Task description:
Retype each line exactly. Skip images.

--

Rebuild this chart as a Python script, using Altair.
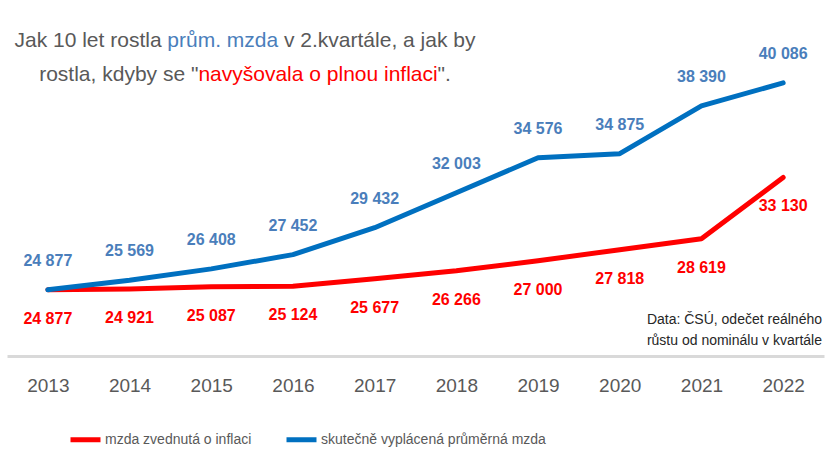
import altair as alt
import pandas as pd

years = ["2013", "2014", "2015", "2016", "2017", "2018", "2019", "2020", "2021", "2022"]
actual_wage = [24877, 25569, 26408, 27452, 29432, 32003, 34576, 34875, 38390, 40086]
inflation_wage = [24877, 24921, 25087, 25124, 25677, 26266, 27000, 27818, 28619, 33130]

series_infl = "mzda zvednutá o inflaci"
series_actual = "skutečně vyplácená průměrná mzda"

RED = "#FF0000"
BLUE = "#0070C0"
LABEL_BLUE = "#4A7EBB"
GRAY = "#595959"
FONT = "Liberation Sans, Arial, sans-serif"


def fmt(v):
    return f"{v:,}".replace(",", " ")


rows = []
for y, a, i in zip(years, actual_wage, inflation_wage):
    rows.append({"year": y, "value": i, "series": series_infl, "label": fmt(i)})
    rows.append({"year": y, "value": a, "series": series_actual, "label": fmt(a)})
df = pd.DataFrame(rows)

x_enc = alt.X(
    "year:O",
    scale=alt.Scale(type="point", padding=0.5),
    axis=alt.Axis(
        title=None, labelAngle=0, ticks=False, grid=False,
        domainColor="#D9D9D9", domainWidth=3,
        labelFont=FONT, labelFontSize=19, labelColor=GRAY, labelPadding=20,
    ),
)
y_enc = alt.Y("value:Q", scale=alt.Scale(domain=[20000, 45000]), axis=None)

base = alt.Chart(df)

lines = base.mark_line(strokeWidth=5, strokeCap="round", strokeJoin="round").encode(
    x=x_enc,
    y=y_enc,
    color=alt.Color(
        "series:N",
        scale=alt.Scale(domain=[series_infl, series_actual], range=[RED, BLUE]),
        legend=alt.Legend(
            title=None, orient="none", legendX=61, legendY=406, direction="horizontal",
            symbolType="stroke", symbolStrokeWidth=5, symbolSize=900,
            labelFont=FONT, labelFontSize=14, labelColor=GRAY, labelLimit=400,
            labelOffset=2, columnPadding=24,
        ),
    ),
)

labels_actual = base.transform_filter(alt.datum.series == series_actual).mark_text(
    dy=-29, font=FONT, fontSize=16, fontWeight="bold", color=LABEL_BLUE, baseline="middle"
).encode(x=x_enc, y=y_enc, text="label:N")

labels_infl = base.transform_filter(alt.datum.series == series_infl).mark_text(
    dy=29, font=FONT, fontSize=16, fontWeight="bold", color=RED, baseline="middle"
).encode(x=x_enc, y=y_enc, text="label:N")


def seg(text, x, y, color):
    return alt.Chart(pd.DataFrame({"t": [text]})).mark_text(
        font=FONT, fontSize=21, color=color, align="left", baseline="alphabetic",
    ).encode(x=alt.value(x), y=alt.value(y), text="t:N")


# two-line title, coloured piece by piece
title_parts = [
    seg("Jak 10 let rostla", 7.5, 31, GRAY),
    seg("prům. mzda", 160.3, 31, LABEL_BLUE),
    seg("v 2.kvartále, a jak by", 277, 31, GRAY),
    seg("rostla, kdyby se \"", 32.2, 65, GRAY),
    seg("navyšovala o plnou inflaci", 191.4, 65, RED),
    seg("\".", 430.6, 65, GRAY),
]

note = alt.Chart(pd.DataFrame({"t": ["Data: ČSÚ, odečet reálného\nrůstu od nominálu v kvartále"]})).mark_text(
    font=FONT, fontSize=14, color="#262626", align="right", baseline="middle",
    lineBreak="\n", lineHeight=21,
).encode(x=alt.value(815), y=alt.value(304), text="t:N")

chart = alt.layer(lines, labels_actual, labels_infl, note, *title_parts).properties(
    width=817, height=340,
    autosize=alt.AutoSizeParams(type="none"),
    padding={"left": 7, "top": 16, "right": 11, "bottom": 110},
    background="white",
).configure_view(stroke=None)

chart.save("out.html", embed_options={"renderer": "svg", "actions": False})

--

Result of the exercise:
Rebuild this chart as a Python script, using Altair.
import altair as alt
import pandas as pd

years = ["2013", "2014", "2015", "2016", "2017", "2018", "2019", "2020", "2021", "2022"]
actual_wage = [24877, 25569, 26408, 27452, 29432, 32003, 34576, 34875, 38390, 40086]
inflation_wage = [24877, 24921, 25087, 25124, 25677, 26266, 27000, 27818, 28619, 33130]

series_infl = "mzda zvednutá o inflaci"
series_actual = "skutečně vyplácená průměrná mzda"

RED = "#FF0000"
BLUE = "#0070C0"
LABEL_BLUE = "#4A7EBB"
GRAY = "#595959"
FONT = "Liberation Sans, Arial, sans-serif"


def fmt(v):
    return f"{v:,}".replace(",", " ")


rows = []
for y, a, i in zip(years, actual_wage, inflation_wage):
    rows.append({"year": y, "value": i, "series": series_infl, "label": fmt(i)})
    rows.append({"year": y, "value": a, "series": series_actual, "label": fmt(a)})
df = pd.DataFrame(rows)

x_enc = alt.X(
    "year:O",
    scale=alt.Scale(type="point", padding=0.5),
    axis=alt.Axis(
        title=None, labelAngle=0, ticks=False, grid=False,
        domainColor="#D9D9D9", domainWidth=3,
        labelFont=FONT, labelFontSize=19, labelColor=GRAY, labelPadding=20,
    ),
)
y_enc = alt.Y("value:Q", scale=alt.Scale(domain=[20000, 45000]), axis=None)

base = alt.Chart(df)

lines = base.mark_line(strokeWidth=5, strokeCap="round", strokeJoin="round").encode(
    x=x_enc,
    y=y_enc,
    color=alt.Color(
        "series:N",
        scale=alt.Scale(domain=[series_infl, series_actual], range=[RED, BLUE]),
        legend=alt.Legend(
            title=None, orient="none", legendX=61, legendY=406, direction="horizontal",
            symbolType="stroke", symbolStrokeWidth=5, symbolSize=900,
            labelFont=FONT, labelFontSize=14, labelColor=GRAY, labelLimit=400,
            labelOffset=2, columnPadding=24,
        ),
    ),
)

labels_actual = base.transform_filter(alt.datum.series == series_actual).mark_text(
    dy=-29, font=FONT, fontSize=16, fontWeight="bold", color=LABEL_BLUE, baseline="middle"
).encode(x=x_enc, y=y_enc, text="label:N")

labels_infl = base.transform_filter(alt.datum.series == series_infl).mark_text(
    dy=29, font=FONT, fontSize=16, fontWeight="bold", color=RED, baseline="middle"
).encode(x=x_enc, y=y_enc, text="label:N")


def seg(text, x, y, color):
    return alt.Chart(pd.DataFrame({"t": [text]})).mark_text(
        font=FONT, fontSize=21, color=color, align="left", baseline="alphabetic",
    ).encode(x=alt.value(x), y=alt.value(y), text="t:N")


# two-line title, coloured piece by piece
title_parts = [
    seg("Jak 10 let rostla", 7.5, 31, GRAY),
    seg("prům. mzda", 160.3, 31, LABEL_BLUE),
    seg("v 2.kvartále, a jak by", 277, 31, GRAY),
    seg("rostla, kdyby se \"", 32.2, 65, GRAY),
    seg("navyšovala o plnou inflaci", 191.4, 65, RED),
    seg("\".", 430.6, 65, GRAY),
]

note = alt.Chart(pd.DataFrame({"t": ["Data: ČSÚ, odečet reálného\nrůstu od nominálu v kvartále"]})).mark_text(
    font=FONT, fontSize=14, color="#262626", align="right", baseline="middle",
    lineBreak="\n", lineHeight=21,
).encode(x=alt.value(815), y=alt.value(304), text="t:N")

chart = alt.layer(lines, labels_actual, labels_infl, note, *title_parts).properties(
    width=817, height=340,
    autosize=alt.AutoSizeParams(type="none"),
    padding={"left": 7, "top": 16, "right": 11, "bottom": 110},
    background="white",
).configure_view(stroke=None)

chart.save("out.html", embed_options={"renderer": "svg", "actions": False})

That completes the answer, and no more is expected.